Campus & Community

A student call to service

4 min read

Presidential fellows relate their experiences, tout opportunities to help others

Michael Hughes ’15 called himself “a city slicker from the East” when he arrived in Gallup, N.M. It was summer, and Hughes was out of his element. “I hadn’t spent much time in a desert before,” he said.

But Hughes settled in at the Gallup Indian Medical Center, where he got a firsthand look at the medical challenges facing Native American populations, particularly HIV.

Hughes is one of 10 Presidential Public Service Fellows who spent the summer scattered across the country working to help others. The fellows included Daniel Backman ’15; Katherine Carter, Ed.L.D. candidate at the Harvard Graduate School of Education (HGSE); Mallory Dwinal, M.B.A. candidate at Harvard Business School (HBS); Paul Monge Rodriguez, M.P.P. candidate at Harvard Kennedy School (HKS); Oded Oren, J.D. candidate at Harvard Law School (HLS); Jing Qiu ’16; Daniel Severson, joint J.D./M.P.P. candidate at HLS/HKS; Eva Shang ’17; and Nicole Simon, Ed.D. candidate at HGSE.

Over four years, the fellowship has funded 40 students. Undergraduates receive funding up to $5,000, and graduates receive up to $8,000.

In an annual luncheon with President Drew Faust on Wednesday, the fellows shared their experiences with Faust and with fellowship selection committee members, including Assistant Dean of Student Life for Public Service Gene Corbin, Vice President for Strategy and Programs Leah Rosovsky, Associate Dean for Planning and Outreach Keith Collar, and Institute of Politics Executive Director Catherine McLaughlin.

Faust pressed the students on the surprises they found. In their unexpected encounters, she noted, “You often find dimensions of yourself that you didn’t know you had, and I think those lessons are really important.”

Severson flew south to Washington, D.C., where he served as an adviser in the Department of Defense. He quickly learned of outdated intelligence laws, and found his efforts focused on those.

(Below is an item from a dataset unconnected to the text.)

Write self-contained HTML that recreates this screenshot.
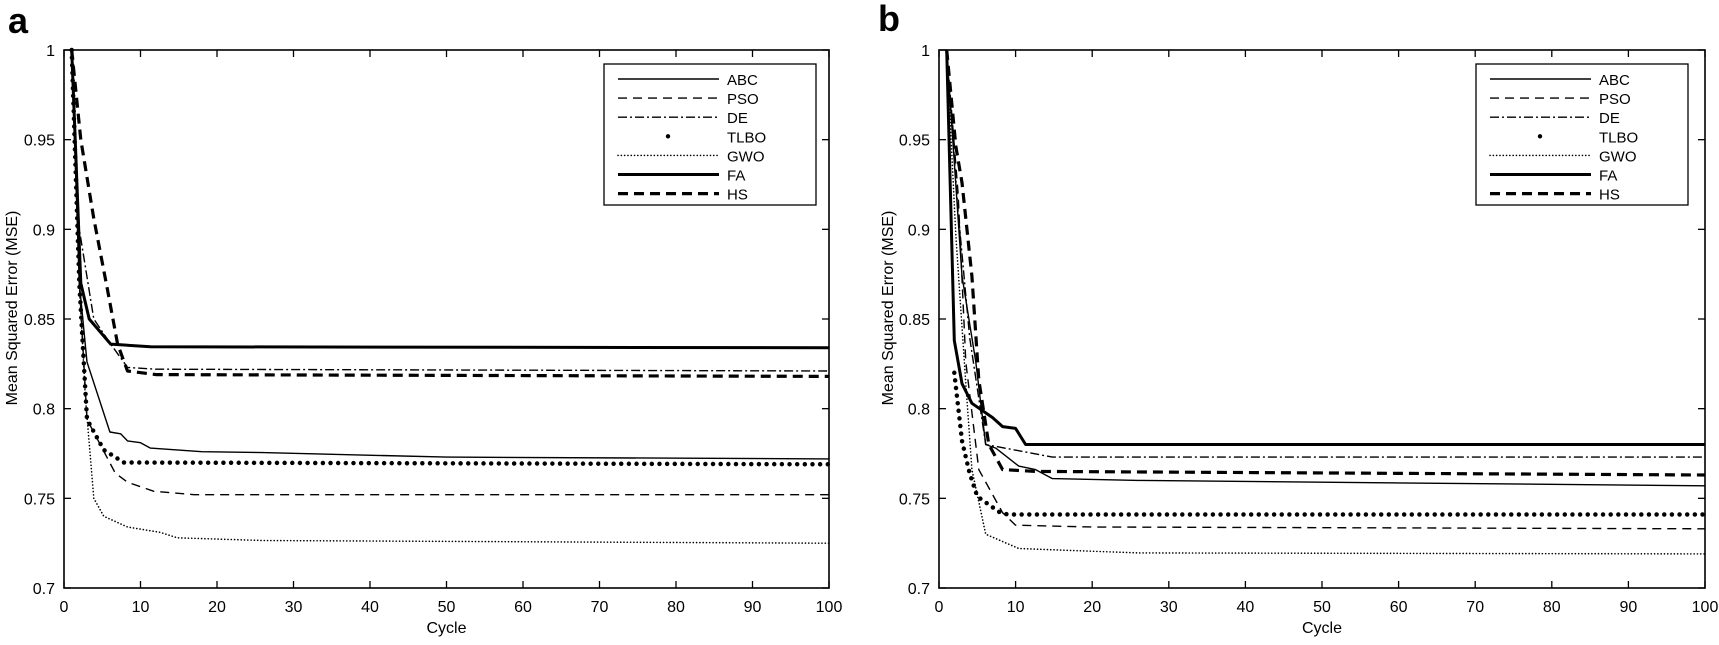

“They gave me a lot of responsibility, and it was a challenge,” admitted Severson, who is a research assistant to Sultan of Oman Professor of the Practice of International Relations Nicholas Burns.

Dwinal’s grandmother injured herself while Dwinal was an education policy and programming fellow at, and Dwinal found herself working remotely to care for her grandmother in rural Illinois.

Rodriguez was working as a legislative aide for the city and county of San Francisco Board of Supervisors when he found himself on the front line of coordinating the city’s strategy for addressing the needs of hundreds of immigrant children fleeing conditions of violence and poverty in Central America.

“In public service, no amount of preparation and foresight can prepare you for a public crisis like that,” he said. “You just have to be able to respond on the fly.”

Faust used the conversation as an opportunity to garner feedback about the fellowship program and about how to better engage students and promote public service at the University.

Shang, an intern in mass incarceration reform at the American Civil Liberties Union, said students often don’t choose careers in public service because it lacks an “element of prestige” in comparison to other jobs.

Dwinal said more students would benefit from encouragement by the University to enter public service instead of powerful firms or Wall Street. She said the expectations are so high for Harvard graduates that they often feel pressured to pursue prestige over service.

Shang also suggested spreading more public service stories about how gratifying the work is.

The students agreed that their fellowships lived up to the promise “to learn what it is to do public service and use it to inspire us for our career,” said Hughes.

Already, Rodriguez has plans to run for office in San Francisco.

“That’s great!” said Faust. “Will we get buttons?”